Later today - like many of you who are religious professionals - I’ll have to pull it together for a vigil of some sort. And in the next day or so we will have to figure out what worship will look like this weekend. And then we’ll have to figure out what the work will be and where hope will emerge.
But right now, it’s okay for all of us to cry, and keen, and wail, and rend our garments, and hide from the world, and stress eat, and hug our pets and families, and hide under the covers.
And through it all, know you are loved, and seen, and beloved, and somehow we’ll figure it out.
Leaving you with Spencer LaJoye’s “Ploughshare Prayer.”
Amen.
Why were we so blind or so isolated from the people that voted differently from us? Do we live such segregated lives that our view of reality is incomplete?
My plan is to do more locally to address equity & justice, and to have that be a form of healing. I will try to do a better job of deep listening to my neighbors.
I will not give up. I will try to work smarter.
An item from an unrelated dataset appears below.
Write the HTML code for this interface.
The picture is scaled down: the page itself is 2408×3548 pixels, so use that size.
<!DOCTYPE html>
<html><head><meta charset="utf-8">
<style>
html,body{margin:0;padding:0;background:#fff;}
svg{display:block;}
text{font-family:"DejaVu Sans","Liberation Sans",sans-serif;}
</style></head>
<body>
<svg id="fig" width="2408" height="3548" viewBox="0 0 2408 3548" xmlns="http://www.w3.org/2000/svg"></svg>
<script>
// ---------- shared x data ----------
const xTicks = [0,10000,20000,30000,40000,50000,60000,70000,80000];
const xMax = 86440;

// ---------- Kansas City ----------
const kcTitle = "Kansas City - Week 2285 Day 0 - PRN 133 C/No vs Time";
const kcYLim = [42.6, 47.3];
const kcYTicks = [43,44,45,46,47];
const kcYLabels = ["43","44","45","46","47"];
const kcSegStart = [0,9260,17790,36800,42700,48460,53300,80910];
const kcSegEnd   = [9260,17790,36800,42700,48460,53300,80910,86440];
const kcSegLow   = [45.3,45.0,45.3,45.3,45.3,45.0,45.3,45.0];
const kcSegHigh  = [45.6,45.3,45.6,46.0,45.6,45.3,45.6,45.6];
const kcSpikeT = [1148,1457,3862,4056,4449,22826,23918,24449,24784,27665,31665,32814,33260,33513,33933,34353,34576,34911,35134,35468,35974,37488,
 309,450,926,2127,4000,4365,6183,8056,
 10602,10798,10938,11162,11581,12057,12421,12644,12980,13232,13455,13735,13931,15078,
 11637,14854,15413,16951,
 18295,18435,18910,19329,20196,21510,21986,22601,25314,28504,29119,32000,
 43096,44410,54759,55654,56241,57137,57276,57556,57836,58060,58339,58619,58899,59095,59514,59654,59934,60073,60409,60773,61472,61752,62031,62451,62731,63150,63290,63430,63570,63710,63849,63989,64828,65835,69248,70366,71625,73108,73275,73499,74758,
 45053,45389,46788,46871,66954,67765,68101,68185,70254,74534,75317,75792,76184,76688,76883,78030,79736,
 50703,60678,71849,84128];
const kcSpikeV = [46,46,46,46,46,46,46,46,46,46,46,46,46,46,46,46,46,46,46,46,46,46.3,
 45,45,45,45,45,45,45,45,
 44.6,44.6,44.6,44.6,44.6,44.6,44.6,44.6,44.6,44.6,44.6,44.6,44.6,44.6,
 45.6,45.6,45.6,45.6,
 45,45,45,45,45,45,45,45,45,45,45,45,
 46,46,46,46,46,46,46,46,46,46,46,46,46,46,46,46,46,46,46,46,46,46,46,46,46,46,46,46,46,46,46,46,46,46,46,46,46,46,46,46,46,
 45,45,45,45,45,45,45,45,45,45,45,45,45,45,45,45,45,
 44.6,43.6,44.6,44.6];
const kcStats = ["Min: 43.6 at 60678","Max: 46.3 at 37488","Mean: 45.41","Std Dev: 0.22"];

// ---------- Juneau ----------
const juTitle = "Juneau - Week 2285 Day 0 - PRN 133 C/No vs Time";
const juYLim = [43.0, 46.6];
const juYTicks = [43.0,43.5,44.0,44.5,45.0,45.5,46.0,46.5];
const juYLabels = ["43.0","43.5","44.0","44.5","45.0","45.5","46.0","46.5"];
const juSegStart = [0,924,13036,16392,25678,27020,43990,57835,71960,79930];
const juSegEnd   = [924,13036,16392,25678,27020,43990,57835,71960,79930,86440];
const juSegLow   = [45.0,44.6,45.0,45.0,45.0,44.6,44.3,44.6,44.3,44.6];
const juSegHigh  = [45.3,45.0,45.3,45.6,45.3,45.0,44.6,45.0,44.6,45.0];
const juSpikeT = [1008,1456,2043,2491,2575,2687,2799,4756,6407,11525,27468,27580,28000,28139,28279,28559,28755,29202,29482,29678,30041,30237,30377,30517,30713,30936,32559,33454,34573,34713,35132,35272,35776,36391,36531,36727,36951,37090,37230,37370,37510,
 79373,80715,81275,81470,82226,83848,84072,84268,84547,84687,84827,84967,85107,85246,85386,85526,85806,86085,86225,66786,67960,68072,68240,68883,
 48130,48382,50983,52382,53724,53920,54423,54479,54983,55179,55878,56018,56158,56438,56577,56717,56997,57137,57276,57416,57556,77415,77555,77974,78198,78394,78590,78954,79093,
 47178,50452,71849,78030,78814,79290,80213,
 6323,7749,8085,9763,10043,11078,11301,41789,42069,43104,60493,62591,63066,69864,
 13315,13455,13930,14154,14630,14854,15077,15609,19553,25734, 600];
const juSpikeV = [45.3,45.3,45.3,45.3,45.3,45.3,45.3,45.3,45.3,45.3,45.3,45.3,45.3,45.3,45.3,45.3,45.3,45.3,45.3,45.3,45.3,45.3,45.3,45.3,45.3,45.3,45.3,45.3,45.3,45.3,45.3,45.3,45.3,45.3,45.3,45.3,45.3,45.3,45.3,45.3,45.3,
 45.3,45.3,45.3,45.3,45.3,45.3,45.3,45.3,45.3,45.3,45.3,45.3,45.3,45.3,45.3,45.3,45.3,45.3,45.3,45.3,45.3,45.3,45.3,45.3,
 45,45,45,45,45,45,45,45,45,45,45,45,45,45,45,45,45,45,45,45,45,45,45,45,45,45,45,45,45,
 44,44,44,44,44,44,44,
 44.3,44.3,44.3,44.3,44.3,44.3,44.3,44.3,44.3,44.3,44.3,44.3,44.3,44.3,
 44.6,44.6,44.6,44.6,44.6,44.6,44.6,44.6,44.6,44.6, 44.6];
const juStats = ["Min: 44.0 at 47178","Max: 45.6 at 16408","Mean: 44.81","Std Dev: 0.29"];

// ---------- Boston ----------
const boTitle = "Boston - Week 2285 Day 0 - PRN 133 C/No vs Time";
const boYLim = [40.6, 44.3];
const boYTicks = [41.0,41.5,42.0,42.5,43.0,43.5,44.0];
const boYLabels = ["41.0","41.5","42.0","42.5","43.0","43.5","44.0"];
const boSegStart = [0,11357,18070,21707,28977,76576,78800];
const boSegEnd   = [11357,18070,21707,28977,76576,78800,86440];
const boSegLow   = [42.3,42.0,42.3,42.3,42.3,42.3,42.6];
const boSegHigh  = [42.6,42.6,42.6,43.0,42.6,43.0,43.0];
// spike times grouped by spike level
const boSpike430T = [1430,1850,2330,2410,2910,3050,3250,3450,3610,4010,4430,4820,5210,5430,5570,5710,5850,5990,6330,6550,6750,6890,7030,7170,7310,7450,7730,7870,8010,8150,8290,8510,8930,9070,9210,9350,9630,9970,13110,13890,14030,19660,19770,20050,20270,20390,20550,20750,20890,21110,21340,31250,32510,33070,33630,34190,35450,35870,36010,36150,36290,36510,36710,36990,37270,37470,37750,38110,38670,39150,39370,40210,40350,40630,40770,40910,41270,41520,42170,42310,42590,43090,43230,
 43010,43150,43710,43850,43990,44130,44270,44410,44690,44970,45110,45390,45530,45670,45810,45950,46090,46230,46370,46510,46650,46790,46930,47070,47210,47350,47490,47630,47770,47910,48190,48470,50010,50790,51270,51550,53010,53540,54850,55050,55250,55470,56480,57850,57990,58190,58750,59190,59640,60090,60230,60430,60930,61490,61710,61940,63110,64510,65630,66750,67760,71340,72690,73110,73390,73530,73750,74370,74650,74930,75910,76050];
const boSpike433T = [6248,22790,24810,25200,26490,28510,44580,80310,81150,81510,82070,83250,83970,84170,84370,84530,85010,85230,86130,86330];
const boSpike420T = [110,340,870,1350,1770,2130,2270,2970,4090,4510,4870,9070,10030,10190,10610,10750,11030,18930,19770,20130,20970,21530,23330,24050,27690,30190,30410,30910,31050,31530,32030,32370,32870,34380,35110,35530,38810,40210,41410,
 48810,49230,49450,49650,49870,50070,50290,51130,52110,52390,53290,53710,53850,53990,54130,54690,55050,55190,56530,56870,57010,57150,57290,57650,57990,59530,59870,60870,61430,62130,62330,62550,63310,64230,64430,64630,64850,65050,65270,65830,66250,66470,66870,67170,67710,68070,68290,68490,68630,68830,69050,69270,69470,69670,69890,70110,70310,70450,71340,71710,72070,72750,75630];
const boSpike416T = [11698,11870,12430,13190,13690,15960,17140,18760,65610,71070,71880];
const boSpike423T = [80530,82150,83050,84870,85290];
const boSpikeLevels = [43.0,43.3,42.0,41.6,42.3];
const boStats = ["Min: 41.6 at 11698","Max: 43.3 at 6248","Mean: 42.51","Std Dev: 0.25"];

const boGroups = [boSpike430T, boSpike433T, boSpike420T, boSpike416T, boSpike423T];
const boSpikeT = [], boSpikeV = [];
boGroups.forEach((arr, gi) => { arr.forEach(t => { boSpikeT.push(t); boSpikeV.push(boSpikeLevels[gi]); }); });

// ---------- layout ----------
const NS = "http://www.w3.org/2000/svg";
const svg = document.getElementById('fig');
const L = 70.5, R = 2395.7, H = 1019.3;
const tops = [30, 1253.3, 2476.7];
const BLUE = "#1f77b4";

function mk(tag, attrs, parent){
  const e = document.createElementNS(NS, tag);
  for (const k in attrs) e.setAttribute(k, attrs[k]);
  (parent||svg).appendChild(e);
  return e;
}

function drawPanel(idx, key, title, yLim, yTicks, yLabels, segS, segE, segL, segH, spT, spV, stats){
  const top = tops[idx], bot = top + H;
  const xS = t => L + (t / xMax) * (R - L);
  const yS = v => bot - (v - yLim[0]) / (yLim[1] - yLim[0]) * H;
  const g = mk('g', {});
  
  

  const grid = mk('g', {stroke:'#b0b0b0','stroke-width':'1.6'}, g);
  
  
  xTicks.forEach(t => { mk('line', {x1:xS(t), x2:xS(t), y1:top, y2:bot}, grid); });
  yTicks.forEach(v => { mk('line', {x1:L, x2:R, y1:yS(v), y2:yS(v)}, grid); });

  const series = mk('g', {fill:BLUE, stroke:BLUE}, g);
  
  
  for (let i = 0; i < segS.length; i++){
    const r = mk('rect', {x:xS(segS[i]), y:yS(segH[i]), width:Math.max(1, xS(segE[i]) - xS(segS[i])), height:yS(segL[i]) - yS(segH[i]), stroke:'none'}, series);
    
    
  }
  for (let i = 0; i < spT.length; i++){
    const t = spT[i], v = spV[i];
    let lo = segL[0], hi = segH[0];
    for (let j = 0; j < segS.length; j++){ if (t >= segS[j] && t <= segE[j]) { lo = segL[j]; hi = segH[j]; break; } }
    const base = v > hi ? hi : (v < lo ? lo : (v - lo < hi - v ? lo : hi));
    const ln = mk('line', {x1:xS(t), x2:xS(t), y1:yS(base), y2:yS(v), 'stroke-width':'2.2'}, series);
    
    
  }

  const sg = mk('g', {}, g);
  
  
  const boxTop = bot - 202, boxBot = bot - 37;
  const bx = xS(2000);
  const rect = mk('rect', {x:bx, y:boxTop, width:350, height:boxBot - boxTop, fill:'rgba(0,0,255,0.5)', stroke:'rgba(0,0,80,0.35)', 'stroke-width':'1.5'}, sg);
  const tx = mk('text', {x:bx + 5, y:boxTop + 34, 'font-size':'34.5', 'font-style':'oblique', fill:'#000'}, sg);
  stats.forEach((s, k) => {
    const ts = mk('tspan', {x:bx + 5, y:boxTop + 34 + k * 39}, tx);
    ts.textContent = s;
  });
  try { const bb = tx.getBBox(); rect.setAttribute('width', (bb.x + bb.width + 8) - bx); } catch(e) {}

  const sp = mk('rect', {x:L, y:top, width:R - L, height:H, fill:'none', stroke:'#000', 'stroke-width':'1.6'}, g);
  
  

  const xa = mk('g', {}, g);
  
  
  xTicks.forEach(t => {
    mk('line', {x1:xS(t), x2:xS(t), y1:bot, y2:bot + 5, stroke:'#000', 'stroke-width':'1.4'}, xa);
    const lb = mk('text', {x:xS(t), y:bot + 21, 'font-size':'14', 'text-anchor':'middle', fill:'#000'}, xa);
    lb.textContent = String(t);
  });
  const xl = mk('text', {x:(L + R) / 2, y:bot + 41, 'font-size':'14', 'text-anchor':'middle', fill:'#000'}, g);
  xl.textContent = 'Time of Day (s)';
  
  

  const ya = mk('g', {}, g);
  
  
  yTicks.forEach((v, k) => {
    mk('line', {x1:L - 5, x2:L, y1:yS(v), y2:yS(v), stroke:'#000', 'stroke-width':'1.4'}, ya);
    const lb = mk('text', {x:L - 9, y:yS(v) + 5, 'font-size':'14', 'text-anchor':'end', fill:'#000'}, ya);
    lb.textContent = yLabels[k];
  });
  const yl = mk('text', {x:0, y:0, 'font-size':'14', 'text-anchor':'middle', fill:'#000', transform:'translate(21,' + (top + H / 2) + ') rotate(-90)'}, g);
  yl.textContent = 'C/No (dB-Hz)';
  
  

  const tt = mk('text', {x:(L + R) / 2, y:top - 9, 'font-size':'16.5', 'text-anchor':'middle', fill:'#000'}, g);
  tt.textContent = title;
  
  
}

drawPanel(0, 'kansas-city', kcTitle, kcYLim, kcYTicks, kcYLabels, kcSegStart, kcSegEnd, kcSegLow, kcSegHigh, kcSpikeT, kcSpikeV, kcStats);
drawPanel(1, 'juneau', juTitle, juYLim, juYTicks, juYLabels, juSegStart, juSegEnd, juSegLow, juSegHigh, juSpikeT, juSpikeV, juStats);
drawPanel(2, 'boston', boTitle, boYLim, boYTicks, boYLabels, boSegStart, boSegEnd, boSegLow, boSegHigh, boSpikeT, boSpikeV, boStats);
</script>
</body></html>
It is better to know what we are dealing with rather than be in the dark behind rose-colored glasses. I know this is an unwelcome opinion, but here it is anyway. MAGA is the bursting of an abscess that was building for years in the small towns and countryside. People of similar backgrounds and interests were communicating mainly with each other and ultimately hearing their views amplified on faux nuze and populist podcasts. We have to find a non-threatening way to illuminate for them the consequences of their choices. I work on that every day on Facebook, posting for family and friends who believe that their lives are not as good as they could be in spite of owning land and homes and recreational vehicles and horses and boats.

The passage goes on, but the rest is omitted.